Yugoslav author Danilo Kiš sparked a literary firestorm in his home country with his short story collection A TOMB FOR BORIS DAVIDOVICH. It was translated from the Serbo-Croatian by Duška Mikić-Mitchell and published in English two years later – 1978 – garnering praise from Susan Sontag and Joseph Brodsky. The author and critic Adam Thirlwell rates Kiš as ‘one of the greatest novelists of the twentieth century’.
The stories in A TOMB FOR BORIS DAVIDOVICH are set primarily in Russia and Eastern Europe during the Stalinist Terror of the 1930s. Ostensibly based on real events, Kiš blends fact and fiction to portray the lives of seven misguided revolutionaries who all fall victim to the totalitarian ideologies they espouse.
Kiš’ techniques were often experimental; he deliberately references other writers, such as Jorge Luis Borges, Bruno Schulz and James Joyce, in a manner that was unfamiliar to his contemporaries. When BORIS DAVIDOVICH was published, certain members of the Yugoslav literary establishment accused him of plagiarism. This quickly escalated into a major literary scandal that ended up in court. Kiš emerged victorious, but left Belgrade for Paris shortly afterwards.
The child of a Serbian mother and a Hungarian Jewish father, Danilo Kiš was also a translator. He translated numerous French, Hungarian and Russian poets into Serbo-Croatian, including Sándor Petöfi, Marina Tsvetaeva, Corneille, Baudelaire and Verlaine. One of his last translations was Raymond Queneau’s EXERCISES IN STYLE.

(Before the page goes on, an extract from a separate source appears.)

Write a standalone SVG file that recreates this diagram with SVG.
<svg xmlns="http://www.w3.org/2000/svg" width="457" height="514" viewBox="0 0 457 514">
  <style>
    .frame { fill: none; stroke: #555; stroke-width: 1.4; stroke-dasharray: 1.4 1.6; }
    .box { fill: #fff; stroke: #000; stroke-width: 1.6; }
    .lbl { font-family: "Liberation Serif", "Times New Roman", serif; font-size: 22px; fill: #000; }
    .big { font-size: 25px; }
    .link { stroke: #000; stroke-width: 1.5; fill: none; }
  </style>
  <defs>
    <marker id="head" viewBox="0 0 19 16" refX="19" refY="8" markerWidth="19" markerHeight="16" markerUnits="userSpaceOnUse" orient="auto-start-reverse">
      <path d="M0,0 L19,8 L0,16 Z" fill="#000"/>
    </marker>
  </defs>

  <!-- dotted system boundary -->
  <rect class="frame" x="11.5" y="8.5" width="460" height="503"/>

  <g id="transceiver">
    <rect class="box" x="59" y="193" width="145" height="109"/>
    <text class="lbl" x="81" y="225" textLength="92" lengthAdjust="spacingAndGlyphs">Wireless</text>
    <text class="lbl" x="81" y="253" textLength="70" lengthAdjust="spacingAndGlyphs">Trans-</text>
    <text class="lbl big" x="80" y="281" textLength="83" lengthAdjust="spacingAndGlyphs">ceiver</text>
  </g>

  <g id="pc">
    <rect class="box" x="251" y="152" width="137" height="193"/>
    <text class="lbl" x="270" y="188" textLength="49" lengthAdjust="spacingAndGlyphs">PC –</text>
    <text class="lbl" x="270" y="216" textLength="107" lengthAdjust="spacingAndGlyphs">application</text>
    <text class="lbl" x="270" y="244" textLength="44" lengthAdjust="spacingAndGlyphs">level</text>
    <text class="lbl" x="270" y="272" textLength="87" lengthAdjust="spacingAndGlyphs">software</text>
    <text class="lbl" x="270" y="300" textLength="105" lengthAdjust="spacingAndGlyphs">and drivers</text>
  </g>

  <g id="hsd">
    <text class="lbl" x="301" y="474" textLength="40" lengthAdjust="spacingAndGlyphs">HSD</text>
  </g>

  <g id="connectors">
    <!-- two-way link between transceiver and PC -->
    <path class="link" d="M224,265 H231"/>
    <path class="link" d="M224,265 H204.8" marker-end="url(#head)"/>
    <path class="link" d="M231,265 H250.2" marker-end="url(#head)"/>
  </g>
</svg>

Turning to another famous French book, A LOVER’S DISCOURSE: FRAGMENTS by the philosopher and critic Roland Barthes was also made available to us in English in 1978, quickly becoming a staple of every student bookshelf. Like many other important works of popular culture (including some mentioned in #TA60 1958 and 1962), Barthes’ structuralist analysis of the lexicon of relationships, love and desire was translated from the French by the prolific and multi-award-winning American translator Richard Howard.